Jim Marchant (R), one of the most outspoken deniers of the 2020 election to run for office in 2022, lost to Cisco Aguilar (D). That made for a clean sweep: in states that could be key to determining the presidency in 2024, election deniers had run to control the states’ vote count and lost.

In two of those states — Arizona and Michigan — election deniers were on the ballot not just for secretary of state, but also for two other crucial roles for administering elections: governor and attorney general. In Michigan, these candidates lost too. In Arizona, the governor and attorney general races remain too close to call.

With the defeat of the MAGA secretaries of state, the possibility of a 2024 election in which state-level officials did the opposite of what Georgia’s Brad Raffensperger did in 2020 — and gave in to Donald Trump’s claims of a stolen election — becomes less likely.

Marchant was especially prolific, and particularly unsubtle: He headed up an “America First Secretaries of State coalition” that included candidates for the office in several states, as well as gubernatorial candidates Doug Mastriano (Pennsylvania) and Kari Lake (Arizona).

He helped convince Nye County, Nevada, commissioners to count ballots by hand, which is more vulnerable to error, mere weeks before Election Day.

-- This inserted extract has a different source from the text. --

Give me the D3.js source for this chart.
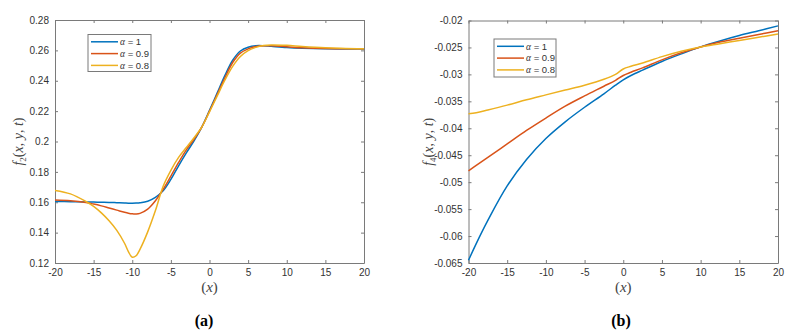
<!DOCTYPE html>
<html>
<head>
<meta charset="utf-8">
<script src="https://cdn.jsdelivr.net/npm/d3@7"></script>
<style>
  body { margin: 0; background: #fff; }
  svg { display: block; }
  .tick text { font-family: "Liberation Sans", Arial, sans-serif; font-size: 10px; fill: #333; }
  .math { font-family: "Liberation Serif", "DejaVu Serif", serif; }
</style>
</head>
<body>
<div id="chart"></div>
<script>
// panel (a): f2(x,y,t)
const xA = [-20, -18, -16, -15, -14, -13, -12, -11, -10.5, -10, -9.5, -9, -8, -7, -6, -5, -4, -3, -2, -1, 0, 1, 2, 3, 4, 5, 6, 7, 8, 10, 12, 15, 20];
const f2a1  = [0.1605, 0.1604, 0.1602, 0.1601, 0.1600, 0.1599, 0.1597, 0.1595, 0.1594, 0.1594, 0.1595, 0.1597, 0.1607, 0.1632, 0.1675, 0.1750, 0.1840, 0.1925, 0.2005, 0.2095, 0.2205, 0.2320, 0.2435, 0.2535, 0.2596, 0.2621, 0.2631, 0.2631, 0.2627, 0.2619, 0.2614, 0.2610, 0.2609];
const f2a09 = [0.1615, 0.1610, 0.1598, 0.1588, 0.1576, 0.1562, 0.1548, 0.1534, 0.1528, 0.1524, 0.1523, 0.1527, 0.1555, 0.1610, 0.1685, 0.1772, 0.1862, 0.1945, 0.2015, 0.2095, 0.2200, 0.2310, 0.2420, 0.2520, 0.2582, 0.2610, 0.2625, 0.2631, 0.2630, 0.2624, 0.2617, 0.2612, 0.2610];
const f2a08 = [0.1678, 0.1655, 0.1605, 0.1573, 0.1530, 0.1478, 0.1415, 0.1330, 0.1275, 0.1238, 0.1248, 0.1290, 0.1405, 0.1545, 0.1705, 0.1810, 0.1895, 0.1960, 0.2025, 0.2095, 0.2195, 0.2300, 0.2405, 0.2495, 0.2560, 0.2598, 0.2620, 0.2632, 0.2636, 0.2633, 0.2626, 0.2618, 0.2611];

// panel (b): f4(x,y,t)
const xB = [-20, -19, -17.5, -15, -12.5, -10, -7.5, -5, -2.5, -1, 0, 1, 2.5, 5, 7.5, 10, 12.5, 15, 17.5, 20];
const f4a1  = [-0.0645, -0.0614, -0.0571, -0.0507, -0.0458, -0.0419, -0.0388, -0.0361, -0.0336, -0.0320, -0.0310, -0.0302, -0.0292, -0.0276, -0.0262, -0.0249, -0.0238, -0.0228, -0.0219, -0.0210];
const f4a09 = [-0.0479, -0.0469, -0.0454, -0.0429, -0.0404, -0.0381, -0.0359, -0.0340, -0.0322, -0.0311, -0.0302, -0.0296, -0.0288, -0.0273, -0.0260, -0.0249, -0.0240, -0.0233, -0.0226, -0.0219];
const f4a08 = [-0.0373, -0.0371, -0.0366, -0.0357, -0.0347, -0.0338, -0.0329, -0.0320, -0.0309, -0.0300, -0.0290, -0.0285, -0.0279, -0.0267, -0.0257, -0.0249, -0.0243, -0.0237, -0.0231, -0.0225];

const seriesNames = ["1", "0.9", "0.8"];
const colors = ["#0072BD", "#D95319", "#EDB120"];
const xTicks = [-20, -15, -10, -5, 0, 5, 10, 15, 20];
const yTicksA = [0.12, 0.14, 0.16, 0.18, 0.2, 0.22, 0.24, 0.26, 0.28];
const yTicksB = [-0.065, -0.06, -0.055, -0.05, -0.045, -0.04, -0.035, -0.03, -0.025, -0.02];

const W = 795, H = 332;
const svg = d3.select("#chart").append("svg").attr("width", W).attr("height", H);

const panels = [
    { left: 55, right: 364, top: 20, bottom: 263, xs: xA, ys: [f2a1, f2a09, f2a08], yDomain: [0.12, 0.28], yTicks: yTicksA,
      sub: "2", labelX: 23, legend: { x: 88, y: 34.5, w: 63, h: 37 }, caption: "(a)", capX: 204 },
    { left: 468.5, right: 778, top: 20.5, bottom: 263, xs: xB, ys: [f4a1, f4a09, f4a08], yDomain: [-0.065, -0.02], yTicks: yTicksB,
      sub: "4", labelX: 433, legend: { x: 494, y: 39, w: 62, h: 38 }, caption: "(b)", capX: 621 }
];

const fmt = d => String(+d.toFixed(3));

panels.forEach(p => {
    const x = d3.scaleLinear().domain([-20, 20]).range([p.left, p.right]);
    const y = d3.scaleLinear().domain(p.yDomain).range([p.bottom, p.top]);
    const g = svg.append("g");

    // box with inward ticks on all sides
    g.append("g").attr("transform", `translate(0,${p.bottom})`)
        .call(d3.axisBottom(x).tickValues(xTicks).tickSizeInner(-3).tickSizeOuter(0).tickPadding(6).tickFormat(fmt));
    g.append("g").attr("transform", `translate(0,${p.top})`)
        .call(d3.axisTop(x).tickValues(xTicks).tickSizeInner(-3).tickSizeOuter(0).tickFormat(""));
    g.append("g").attr("transform", `translate(${p.left},0)`)
        .call(d3.axisLeft(y).tickValues(p.yTicks).tickSizeInner(-3).tickSizeOuter(0).tickPadding(6).tickFormat(fmt));
    g.append("g").attr("transform", `translate(${p.right},0)`)
        .call(d3.axisRight(y).tickValues(p.yTicks).tickSizeInner(-3).tickSizeOuter(0).tickFormat(""));
    g.selectAll(".domain, .tick line").attr("stroke", "#7a7a7a").attr("stroke-width", 1);

    const line = d3.line().x((d, i) => x(p.xs[i])).y(d => y(d)).curve(d3.curveCatmullRom.alpha(0.5));
    p.ys.forEach((vals, k) => {
        g.append("path").datum(vals)
            .attr("fill", "none")
            .attr("stroke", colors[k])
            .attr("stroke-width", 1.5)
            .attr("d", line);
    });

    // legend
    const L = p.legend;
    const lg = g.append("g");
    lg.append("rect").attr("x", L.x).attr("y", L.y).attr("width", L.w).attr("height", L.h)
        .attr("fill", "#fff").attr("stroke", "#7a7a7a").attr("stroke-width", 1);
    seriesNames.forEach((s, k) => {
        const ry = L.y + 7.3 + k * 11.8;
        lg.append("line").attr("x1", L.x + 3).attr("x2", L.x + 30).attr("y1", ry).attr("y2", ry)
            .attr("stroke", colors[k]).attr("stroke-width", 1.5);
        const t = lg.append("text").attr("x", L.x + 32).attr("y", ry + 3.3)
            .style("font-family", "'Liberation Sans', Arial, sans-serif").style("font-size", "9.5px").attr("fill", "#333");
        t.append("tspan").attr("class", "math").style("font-style", "italic").text("α");
        t.append("tspan").text(" = " + s);
    });

    // axis labels
    const cx = (p.left + p.right) / 2;
    const xl = g.append("text").attr("class", "math").attr("x", cx).attr("y", 292)
        .attr("text-anchor", "middle").style("font-size", "15px").attr("fill", "#444");
    xl.append("tspan").text("(");
    xl.append("tspan").style("font-style", "italic").text("x");
    xl.append("tspan").text(")");

    const cy = (p.top + p.bottom) / 2;
    const yl = g.append("text").attr("class", "math")
        .attr("transform", `translate(${p.labelX},${cy}) rotate(-90)`)
        .attr("text-anchor", "middle").style("font-size", "14px").attr("fill", "#444");
    yl.append("tspan").style("font-style", "italic").text("f");
    yl.append("tspan").attr("dy", 3).style("font-size", "9px").text(p.sub);
    yl.append("tspan").attr("dy", -3).text("(");
    yl.append("tspan").style("font-style", "italic").text("x");
    yl.append("tspan").text(", ");
    yl.append("tspan").style("font-style", "italic").text("y");
    yl.append("tspan").text(", ");
    yl.append("tspan").style("font-style", "italic").text("t");
    yl.append("tspan").text(")");

    // caption
    g.append("text").attr("x", p.capX).attr("y", 326).attr("text-anchor", "middle")
        .style("font-family", "'Liberation Serif', 'Times New Roman', serif")
        .style("font-size", "16px").style("font-weight", "bold").attr("fill", "#000")
        .text(p.caption);
});
</script>
</body>
</html>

He has erroneously claimed that politicians from both parties have “installed anybody they want” in Nevada elections since 2008, and that elections are controlled by a “deep state cabal.” He decried the widespread usage of mail-in voting and called for limiting early voting.

That’s not to say election deniers were kept from overseeing election administration everywhere. In Indiana, for instance, Diego Morales, who has questioned the 2020 election results, won the office. In redder states, numerous candidates who had paid lip service to Trump’s lies were elected.

But the most visible candidates, like Republican secretary of state candidate Mark Finchem in Arizona, lost their races — though in his case, he has not gone quietly: Finchem has begun blaming his loss on the ongoing FTX scandal and… Ukraine?

Marchant, meanwhile, has been notably quiet since he lost to Aguilar this weekend.